■ What this task involves ■
Repeat exactly the lines running from the first line of the data to the line containing "import plotly.graph_objects as go", both ends included, and nothing else; drop the pictures.

--------------------------------

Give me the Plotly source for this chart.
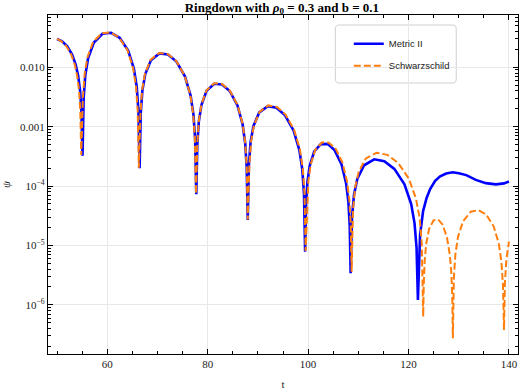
import plotly.graph_objects as go

# values (t, psi)
t_metric = [50.0, 51.0, 52.0, 53.0, 53.7, 54.2, 54.6, 54.85, 55.07,
            55.30, 55.64, 56.21, 57.34, 59.05, 60.76, 62.46, 64.17, 65.30, 65.87, 66.21, 66.44,
            66.67, 67.00, 67.57, 68.70, 70.39, 72.09, 73.78, 75.47, 76.60, 77.17, 77.50, 77.73,
            77.94, 78.24, 78.76, 79.78, 81.32, 82.86, 84.39, 85.93, 86.96, 87.47, 87.77, 87.98,
            88.21, 88.55, 89.12, 90.27, 91.98, 93.70, 95.41, 97.12, 98.27, 98.84, 99.18, 99.41,
            99.59, 99.86, 100.32, 101.22, 102.58, 103.94, 105.30, 106.66, 107.56, 108.02, 108.29, 108.47,
            108.74, 109.14, 109.81, 111.15, 113.16, 115.17, 117.18, 119.19, 120.53, 121.20, 121.60, 121.87,
            122.05, 122.3, 122.9, 123.6, 124.3, 125.3, 126.3, 127.5, 128.8, 130.0, 131.5, 133.4,
            135.4, 137.4, 139.0, 140.0]
psi_metric = [0.0299, 0.0274, 0.0228, 0.0164, 0.0112, 7.24e-3, 3.98e-3, 1.86e-3, 3.24e-4,
              3.06e-3, 7.51e-3, 0.0145, 0.0261, 0.0366, 0.0380, 0.0314, 0.0191, 9.52e-3, 4.70e-3, 1.85e-3, 2.0e-4,
              1.69e-3, 4.08e-3, 7.67e-3, 0.0131, 0.0171, 0.0164, 0.0125, 7.05e-3, 3.33e-3, 1.60e-3, 6.24e-4, 7.28e-5,
              5.09e-4, 1.23e-3, 2.32e-3, 4.02e-3, 5.28e-3, 5.15e-3, 3.99e-3, 2.28e-3, 1.09e-3, 5.26e-4, 2.06e-4, 2.69e-5,
              2.31e-4, 5.55e-4, 1.03e-3, 1.74e-3, 2.21e-3, 2.08e-3, 1.55e-3, 8.57e-4, 4.00e-4, 1.91e-4, 7.40e-5, 7.87e-6,
              4.76e-5, 1.16e-4, 2.19e-4, 3.84e-4, 5.13e-4, 5.08e-4, 4.00e-4, 2.32e-4, 1.12e-4, 5.46e-5, 2.14e-5, 3.40e-6,
              2.99e-5, 7.16e-5, 1.33e-4, 2.24e-4, 2.82e-4, 2.63e-4, 1.95e-4, 1.07e-4, 4.97e-5, 2.36e-5, 9.14e-6, 1.21e-6,
              5.01e-6, 1.51e-5, 3.80e-5, 6.31e-5, 8.91e-5, 1.23e-4, 1.46e-4, 1.63e-4, 1.71e-4, 1.65e-4, 1.53e-4, 1.27e-4,
              1.12e-4, 1.07e-4, 1.11e-4, 1.19e-4]

t_schw = [50.0, 50.8, 51.8, 52.8, 53.5, 54.0, 54.4, 54.62, 54.82,
          55.15, 55.49, 56.06, 57.19, 58.90, 60.61, 62.31, 64.02, 65.15, 65.72, 66.06, 66.29,
          66.62, 66.95, 67.52, 68.65, 70.34, 72.04, 73.73, 75.42, 76.55, 77.12, 77.45, 77.68,
          77.94, 78.24, 78.76, 79.78, 81.32, 82.86, 84.39, 85.93, 86.96, 87.47, 87.77, 87.98,
          88.31, 88.65, 89.22, 90.37, 92.08, 93.80, 95.51, 97.22, 98.37, 98.94, 99.28, 99.51,
          99.79, 100.06, 100.52, 101.42, 102.78, 104.14, 105.50, 106.86, 107.76, 108.22, 108.49, 108.67,
          108.94, 109.36, 110.08, 111.50, 113.64, 115.79, 117.93, 120.07, 121.49, 122.21, 122.63, 122.92,
          123.04, 123.22, 123.51, 124.10, 124.99, 125.88, 126.76, 127.65, 128.24, 128.53, 128.71, 128.83,
          129.03, 129.34, 129.85, 130.87, 132.39, 133.92, 135.45, 136.97, 137.99, 138.50, 138.81, 139.01,
          139.2, 139.5, 140.0]
psi_schw = [0.0300, 0.0276, 0.0230, 0.0166, 0.0113, 7.24e-3, 3.98e-3, 1.86e-3, 3.35e-4,
            3.12e-3, 7.66e-3, 0.0148, 0.0266, 0.0373, 0.0388, 0.0320, 0.0195, 9.71e-3, 4.79e-3, 1.89e-3, 2.04e-4,
            1.72e-3, 4.16e-3, 7.82e-3, 0.0134, 0.0174, 0.0167, 0.0128, 7.19e-3, 3.40e-3, 1.63e-3, 6.36e-4, 7.4e-5,
            5.19e-4, 1.25e-3, 2.37e-3, 4.10e-3, 5.39e-3, 5.25e-3, 4.07e-3, 2.33e-3, 1.11e-3, 5.37e-4, 2.10e-4, 2.75e-5,
            2.38e-4, 5.72e-4, 1.06e-3, 1.79e-3, 2.28e-3, 2.14e-3, 1.60e-3, 8.83e-4, 4.12e-4, 1.97e-4, 7.62e-5, 8.1e-6,
            5.05e-5, 1.23e-4, 2.32e-4, 4.07e-4, 5.44e-4, 5.38e-4, 4.24e-4, 2.46e-4, 1.19e-4, 5.79e-5, 2.27e-5, 3.6e-6,
            3.95e-5, 9.46e-5, 1.75e-4, 2.92e-4, 3.64e-4, 3.35e-4, 2.45e-4, 1.33e-4, 6.12e-5, 2.90e-5, 1.12e-5, 6.32e-7,
            2.24e-6, 5.48e-6, 1.06e-5, 1.90e-5, 2.65e-5, 2.75e-5, 2.26e-5, 1.37e-5, 6.82e-6, 3.37e-6, 1.33e-6, 2.74e-7,
            2.92e-6, 7.21e-6, 1.40e-5, 2.57e-5, 3.70e-5, 3.94e-5, 3.33e-5, 2.08e-5, 1.06e-5, 5.25e-6, 2.09e-6, 3.78e-7,
            2.4e-6, 6.0e-6, 1.16e-5]

y_tickvals = [1e-2, 1e-3, 1e-4, 1e-5, 1e-6]
y_ticktext = ["0.010", "0.001", "10<sup>−4</sup>", "10<sup>−5</sup>", "10<sup>−6</sup>"]
y_minor = [k * 10.0 ** e for e in range(-7, -1) for k in range(2, 10)]

serif = "Liberation Serif"

fig = go.Figure()
fig.add_trace(go.Scatter(x=t_metric, y=psi_metric, mode="lines", name="Metric II",
                         legendgroup="a", line=dict(color="#0000ff", width=2.6)))
fig.add_trace(go.Scatter(x=t_schw, y=psi_schw, mode="lines", name="Schwarzschild",
                         legendgroup="b", line=dict(color="#ff7f0e", width=2, dash="7px,3px")))

axis_common = dict(showline=True, linecolor="black", linewidth=1.3, mirror="allticks",
                   ticks="inside", ticklen=5, tickcolor="black", tickwidth=1,
                   showgrid=True, gridcolor="#e8e8e8", gridwidth=1, zeroline=False,
                   tickfont=dict(family=serif, size=11, color="#222"))

fig.update_xaxes(range=[48.2, 141.8], tick0=0, dtick=20,
                 minor=dict(ticks="inside", ticklen=3, dtick=5, tickcolor="black", showgrid=False),
                 title=dict(text="t", font=dict(family=serif, size=11, color="#222"), standoff=10),
                 **axis_common)
fig.update_yaxes(type="log", range=[-6.827, -1.12], tickmode="array",
                 tickvals=y_tickvals, ticktext=y_ticktext,
                 minor=dict(ticks="inside", ticklen=3, tickmode="array", tickvals=y_minor,
                            tickcolor="black", showgrid=False),
                 title=dict(text="<i>ψ</i>", font=dict(family=serif, size=11, color="#222"), standoff=8),
                 **axis_common)

# rounded legend frame
x0, x1, y0, y1 = 0.6114, 0.8686, 0.7994, 0.9705
rx, ry = 0.0085, 0.0118
path = (f"M {x0+rx},{y1} L {x1-rx},{y1} Q {x1},{y1} {x1},{y1-ry} L {x1},{y0+ry} "
        f"Q {x1},{y0} {x1-rx},{y0} L {x0+rx},{y0} Q {x0},{y0} {x0},{y0+ry} "
        f"L {x0},{y1-ry} Q {x0},{y1} {x0+rx},{y1} Z")
fig.add_shape(type="path", path=path, xref="paper", yref="paper",
              line=dict(color="#d0d0d0", width=1), fillcolor="rgba(255,255,255,0.9)", layer="below")

fig.update_layout(
    width=523, height=392,
    margin=dict(l=45, r=4, t=15, b=38),
    paper_bgcolor="white", plot_bgcolor="white",
    title=dict(text="<b>Ringdown with <i>ρ</i><sub>0</sub> = 0.3 and b = 0.1</b>",
               font=dict(family=serif, size=13, color="black"),
               x=0.539, xanchor="center", y=0.982, yanchor="middle"),
    legend=dict(x=0.64, y=0.958, xanchor="left", yanchor="top",
                bgcolor="rgba(0,0,0,0)", borderwidth=0, tracegroupgap=3,
                font=dict(family="Liberation Sans", size=9.5, color="#222")),
    showlegend=True,
)

fig.write_html("out.html", config={"displayModeBar": False},
               post_script="document.body.style.margin='0';")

--------------------------------

■ Completed task ■
Give me the Plotly source for this chart.
import plotly.graph_objects as go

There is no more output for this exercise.